A mucha gente le gusta utilizar el limón como aderezo de determinados platos, especialmente si se trata de preparaciones a base de pescado, cosa que a otros muchos, a los que se consideran guardianes de la ortodoxia gastronómica, les parece poco menos que una herejía.
Uno, con el paso de los años, va entendiendo que en esto de la gastronomía no cabe aferrarse demasiado a esa ortodoxia, ante todo porque ignora qué es ortodoxo y qué no y sabe que en este terreno, como en casi todos, lo que una vez es ortodoxo puede dejar muy fácilmente de serlo, y viceversa.
Pero ocurre que topamos con algo muy arraigado en lo personal, que es el gusto. Un refrán castellano dice que sobre gustos no hay nada escrito; no es cierto, si lo tomamos en sentido literal: sobre gustos se ha escrito muchísimo. Otra cosa es que busquemos otro significado de la palabra escrito, en el sentido que a veces usamos de decir que algo estaba escrito, es decir, era inevitable o estaba perfectamente reglamentado. Entonces sí que podemos decir que sobre gustos no hay nada escrito.
Pero muchos se empeñan en que lo haya, precisamente en nombre de algo tan particular como el gusto. Es el caso de la utilización del limón como aderezo en determinados platos, especialmente en los de pescado.
Los guardianes de la ortodoxia sostienen que no sólo es innecesario, sino contraproducente, porque el punto ácido del limón enmascara el sabor original del pescado, lo altera: todo acaba sabiendo a limón, dicen. Arguyen que hoy, con los avances en las técnicas de transporte y conservación de los alimentos, ya no tiene justificación rociar un pescado con limón, cosa que -sostienen- se hacía antes para disimular las deficiencias en su frescura y los sabores no deseados.
Tienen razón, seguramente; pero insistiremos en que el gusto no puede codificarse. El limón se ha usado desde su
llegada a Occidente para aliñar muchos alimentos. Solemos poner unas gotas de limón en las ostras y las almejas al natural, y ya me dirán ustedes cómo vamos a hacer un cebiche sin limas o limones.
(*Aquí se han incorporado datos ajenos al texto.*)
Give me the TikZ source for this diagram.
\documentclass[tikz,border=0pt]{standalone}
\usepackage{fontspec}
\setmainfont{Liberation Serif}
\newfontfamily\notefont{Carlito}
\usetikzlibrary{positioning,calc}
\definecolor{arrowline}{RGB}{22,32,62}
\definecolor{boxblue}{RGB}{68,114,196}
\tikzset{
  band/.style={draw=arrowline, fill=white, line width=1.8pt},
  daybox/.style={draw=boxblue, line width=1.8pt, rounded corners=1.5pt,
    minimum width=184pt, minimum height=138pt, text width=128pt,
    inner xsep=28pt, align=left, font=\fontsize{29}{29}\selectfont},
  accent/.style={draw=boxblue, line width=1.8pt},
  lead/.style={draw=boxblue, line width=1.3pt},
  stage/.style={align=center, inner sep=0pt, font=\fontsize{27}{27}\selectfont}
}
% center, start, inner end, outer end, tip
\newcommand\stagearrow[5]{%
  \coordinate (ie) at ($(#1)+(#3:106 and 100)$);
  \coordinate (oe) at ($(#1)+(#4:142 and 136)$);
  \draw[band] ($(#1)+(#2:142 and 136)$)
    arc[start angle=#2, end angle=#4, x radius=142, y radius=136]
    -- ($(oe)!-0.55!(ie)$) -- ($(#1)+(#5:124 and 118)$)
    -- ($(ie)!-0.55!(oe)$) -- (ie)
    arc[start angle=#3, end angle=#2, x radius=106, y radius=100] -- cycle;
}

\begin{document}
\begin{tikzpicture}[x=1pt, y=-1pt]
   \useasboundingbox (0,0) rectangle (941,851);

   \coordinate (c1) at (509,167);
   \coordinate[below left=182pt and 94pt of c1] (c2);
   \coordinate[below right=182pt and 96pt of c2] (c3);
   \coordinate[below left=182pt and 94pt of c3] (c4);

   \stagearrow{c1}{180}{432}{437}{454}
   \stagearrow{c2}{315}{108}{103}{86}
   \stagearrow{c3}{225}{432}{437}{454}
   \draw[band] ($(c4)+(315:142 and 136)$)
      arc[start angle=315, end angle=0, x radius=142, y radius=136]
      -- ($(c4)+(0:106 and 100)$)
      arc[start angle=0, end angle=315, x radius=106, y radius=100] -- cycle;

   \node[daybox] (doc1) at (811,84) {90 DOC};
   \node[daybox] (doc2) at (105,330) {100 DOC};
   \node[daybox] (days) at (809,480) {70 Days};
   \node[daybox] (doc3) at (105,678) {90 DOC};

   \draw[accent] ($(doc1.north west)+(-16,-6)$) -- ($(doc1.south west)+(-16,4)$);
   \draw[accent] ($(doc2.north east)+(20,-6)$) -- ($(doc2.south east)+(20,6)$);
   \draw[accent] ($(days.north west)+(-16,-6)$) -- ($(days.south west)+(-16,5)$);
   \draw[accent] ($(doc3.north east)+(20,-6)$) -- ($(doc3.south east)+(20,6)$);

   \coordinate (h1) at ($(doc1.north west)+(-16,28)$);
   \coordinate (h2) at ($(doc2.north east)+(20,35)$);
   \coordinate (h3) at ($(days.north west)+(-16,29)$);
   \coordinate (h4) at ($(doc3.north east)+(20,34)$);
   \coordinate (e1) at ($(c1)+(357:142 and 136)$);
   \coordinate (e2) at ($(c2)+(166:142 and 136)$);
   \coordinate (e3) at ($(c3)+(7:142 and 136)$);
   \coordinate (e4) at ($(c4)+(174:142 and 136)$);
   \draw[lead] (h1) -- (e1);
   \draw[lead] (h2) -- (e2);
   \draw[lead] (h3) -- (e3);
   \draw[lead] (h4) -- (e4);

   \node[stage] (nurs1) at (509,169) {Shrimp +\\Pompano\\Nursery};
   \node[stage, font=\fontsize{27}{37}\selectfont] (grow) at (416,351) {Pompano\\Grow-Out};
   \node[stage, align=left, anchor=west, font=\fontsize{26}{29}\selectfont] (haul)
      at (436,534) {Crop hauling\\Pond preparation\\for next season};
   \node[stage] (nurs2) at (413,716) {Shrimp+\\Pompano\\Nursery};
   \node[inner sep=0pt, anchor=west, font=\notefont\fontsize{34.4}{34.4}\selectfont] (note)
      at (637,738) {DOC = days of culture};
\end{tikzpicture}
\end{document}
Ir más lejos, y rociar con jugo de limón un pescado frito, es una costumbre bastante extendida... que últimamente originaba las iras de los puristas, comprendidos en este concepto los artistas de la llamada cocina de autor, capaces, eso sí, de introducir en cada una de sus creaciones elementos extraños que alteran esos sabores originales que tanto dicen respetar. A quien pidiese un poco de limón le miraban como si hubiese cometido un crimen.
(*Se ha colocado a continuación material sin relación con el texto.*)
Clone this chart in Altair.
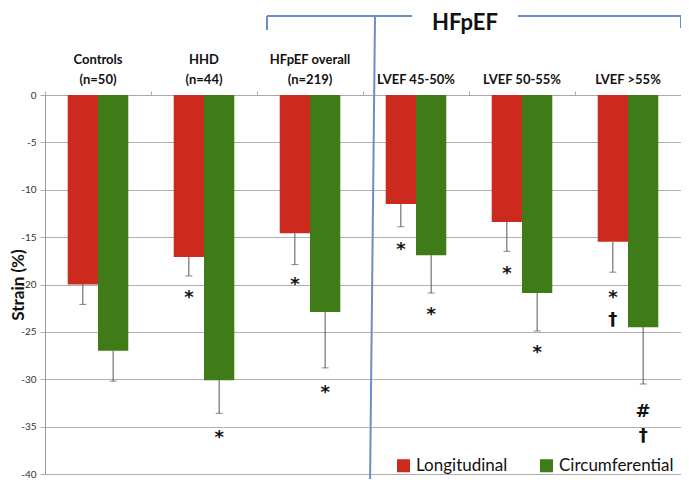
import altair as alt
import pandas as pd

groups = ["Controls (n=50)", "HHD (n=44)", "HFpEF overall (n=219)",
          "LVEF 45-50%", "LVEF 50-55%", "LVEF >55%"]
label_top = ["Controls", "HHD", "HFpEF overall", "", "", ""]
label_bottom = ["(n=50)", "(n=44)", "(n=219)", "LVEF 45-50%", "LVEF 50-55%", "LVEF >55%"]
series = ["Longitudinal", "Circumferential"]
long_mean = [-20.0, -17.1, -14.6, -11.5, -13.4, -15.5]
long_low = [-22.1, -19.1, -17.9, -13.9, -16.5, -18.7]
circ_mean = [-27.0, -30.1, -22.9, -16.9, -20.9, -24.5]
circ_low = [-30.2, -33.6, -28.8, -20.9, -24.9, -30.5]

ann_group = [1, 1, 2, 2, 3, 3, 4, 4, 5, 5, 5, 5]
ann_series = ["Longitudinal", "Circumferential"] * 4 + ["Longitudinal", "Longitudinal", "Circumferential", "Circumferential"]
ann_y = [-21.0, -35.8, -19.6, -31.0, -15.9, -22.8, -18.5, -26.8, -21.0, -23.3, -33.0, -35.6]
ann_sym = ["*", "*", "*", "*", "*", "*", "*", "*", "*", "\u2020", "#", "\u2020"]

colors = ["#CC2A1F", "#3F7C17"]
blue = "#6C8DC8"

rows = []
for i, g in enumerate(groups):
    rows.append({"group": g, "series": series[0], "value": long_mean[i], "low": long_low[i]})
    rows.append({"group": g, "series": series[1], "value": circ_mean[i], "low": circ_low[i]})
df = pd.DataFrame(rows)
ann = pd.DataFrame({"group": [groups[i] for i in ann_group], "series": ann_series,
                    "y": ann_y, "sym": ann_sym})
labels = pd.DataFrame({"group": groups, "top": label_top, "bottom": label_bottom})

W, H = 636, 379
FONT = "Lato"

xscale = alt.Scale(domain=groups, paddingInner=0, paddingOuter=0)
xoff = alt.Scale(domain=series, paddingInner=0, paddingOuter=0.75)
yscale = alt.Scale(domain=[-40, 0], nice=False)

x_enc = alt.X("group:N", scale=xscale, sort=groups,
              axis=alt.Axis(orient="top", title=None, labels=False, tickBand="extent",
                            tickSize=4, tickColor="#aaa", domainColor="#aaa"))
xo_enc = alt.XOffset("series:N", scale=xoff, sort=series)
x_plain = alt.X("group:N", scale=xscale, sort=groups)

bars = alt.Chart(df).mark_bar().encode(
    x=x_enc,
    xOffset=xo_enc,
    y=alt.Y("value:Q", scale=yscale,
            axis=alt.Axis(values=list(range(-40, 1, 5)), labelExpr="datum.value + ''",
                          title="Strain (%)", titleFont=FONT, titleFontSize=17,
                          titleFontWeight="bold", titleColor="#111", titleAngle=270,
                          titleX=-27, titleY=H / 2, titleAlign="center", titleBaseline="middle",
                          labelFont=FONT, labelFontSize=10, labelColor="#333",
                          tickSize=5, tickColor="#aaa", domainColor="#999",
                          gridColor="#b0b0b0", labelPadding=4)),
    color=alt.Color("series:N", scale=alt.Scale(domain=series, range=colors),
                    legend=alt.Legend(title=None, orient="none", legendX=350, legendY=362,
                                      direction="horizontal", symbolType="square",
                                      symbolSize=170, symbolStrokeWidth=0, symbolOpacity=1,
                                      labelFont=FONT, labelFontSize=17, labelColor="#111",
                                      columnPadding=30, labelOffset=4, padding=0)),
)

errs = alt.Chart(df).mark_rule(color="#555", strokeWidth=1).encode(
    x=x_plain, xOffset=xo_enc,
    y=alt.Y("value:Q", scale=yscale), y2="low:Q")
caps = alt.Chart(df).mark_tick(color="#555", thickness=1, size=7).encode(
    x=x_plain, xOffset=xo_enc,
    y=alt.Y("low:Q", scale=yscale))

marks = alt.Chart(ann).mark_text(font="DejaVu Sans", fontSize=18, fontWeight="bold",
                                 color="#111", baseline="middle", dy=4).encode(
    x=x_plain, xOffset=xo_enc,
    y=alt.Y("y:Q", scale=yscale), text="sym:N")

lab_style = dict(font=FONT, fontSize=13, fontWeight="bold", color="#111",
                 baseline="middle", align="center")
lab_top = alt.Chart(labels).mark_text(**lab_style).encode(
    x=x_plain, y=alt.value(-35), text="top:N")
lab_bot = alt.Chart(labels).mark_text(**lab_style).encode(
    x=x_plain, y=alt.value(-15), text="bottom:N")

one = pd.DataFrame({"a": [0]})
def seg(x1, y1, x2, y2):
    return alt.Chart(one).mark_rule(color=blue, strokeWidth=2).encode(
        x=alt.value(x1), y=alt.value(y1), x2=alt.value(x2), y2=alt.value(y2))

bracket = [
    seg(222, -79, 222, -65),
    seg(222, -79, 367, -79),
    seg(473, -79, 636, -79),
    seg(636, -79, 636, -67),
    seg(330, -79, 325, 392),
]
title = alt.Chart(one).mark_text(font=FONT, fontSize=22, fontWeight="bold", color="#111",
                                 baseline="middle", align="center").encode(
    x=alt.value(420), y=alt.value(-72), text=alt.value("HFpEF"))

chart = alt.layer(bars, errs, caps, marks, lab_top, lab_bot, *bracket, title).properties(
    width=W, height=H,
    autosize=alt.AutoSizeParams(type="none"),
    padding={"left": 37, "top": 87, "right": 0, "bottom": 5},
).configure_view(stroke=None)

chart.save("out.html", embed_options={"renderer": "svg", "actions": False})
Bueno, pues algunos prometedores y jóvenes maestros de la cocina actual han redescubierto el limón, y lo usan con pescados. En las últimas semanas hemos disfrutado de dos platos, uno con mero como protagonista, el otro con un excelente rodaballo como elemento principal, en los que el toque de limón era notorio...
y, a nuestro juicio, agradabilísimo.
En el primer caso se trataba de un pil-pil alimonado; en el segundo, de una salsa estilo meuniére también con limón. Ambas salsas eran deliciosas, y aportaban una sensación refrescante, limpiadora, entre bocado y bocado de pescado. La mayoría de quienes compartimos esos platos los elogiamos sinceramente; pero en ambos casos hubo quien, en nombre del purismo, los criticó con dureza.
Como ven, cuestión de gustos. Lo que no es de recibo es elevar una anécdota -el gusto de cada cual- a la categoría de regla, y menos aún de regla inmutable. Allá cada cual con sus limones. Pero a lo más que se puede llegar es a decir 'a mí no me gusta', cosa perfectamente respetable; pero pasar de ahí a afirmar que 'es una porquería' es un salto demasiado arriesgado y revelador de una prepotencia y de una intransigencia que el gastrónomo no puede admitir.
O sea: si le gusta el limón, úselo. Si no, no. Pero... no dogmatice.